Anthony, R. E., Leroy, N., Mellors, R., Ringler, A. T., Saul, J., Vallée, M., Wilson, D. C. (2024): Preface to Focus Section on New Frontiers and Advances in Global Seismology. - Seismological Research Letters, 95, 3, 1473-1477.
https://doi.org/10.1785/0220240092


Cite as: https://gfzpublic.gfz-potsdam.de/pubman/item/item_5027087
Abstract
Over the last century, many of the fundamental advances in our understanding of the solid Earth have been underpinned by seismic observations recorded on long‐running networks of globally distributed seismic instruments (e.g., Agnew et al., 1976; Romanowicz et al., 1984; Hanka and Kind, 1994; Peterson and Hutt, 2014; Ringler et al., 2022a).
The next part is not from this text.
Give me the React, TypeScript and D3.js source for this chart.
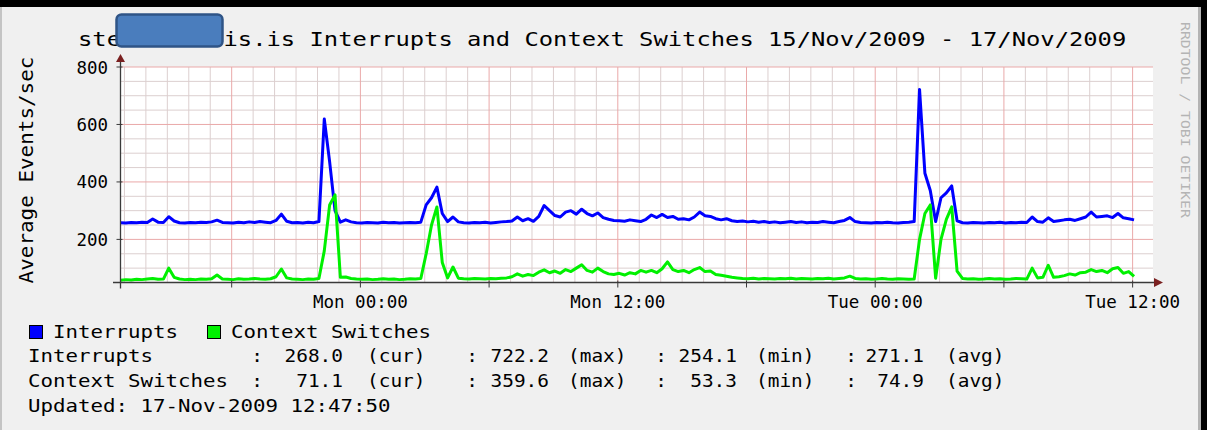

During this time, seismic data quality and the speed of dissemination have improved substantially from early analog paper records to digital, very broadband data transmitted in near‐real time (Steim, 2015) and rapidly archived in online data repositories with associated metadata (e.g., Ahern, 2003; Suarez et al., 2008). With these significant advances in data quality, dissemination, and storage, global seismic networks are poised to continue to aid in answering key scientific questions about the Earth.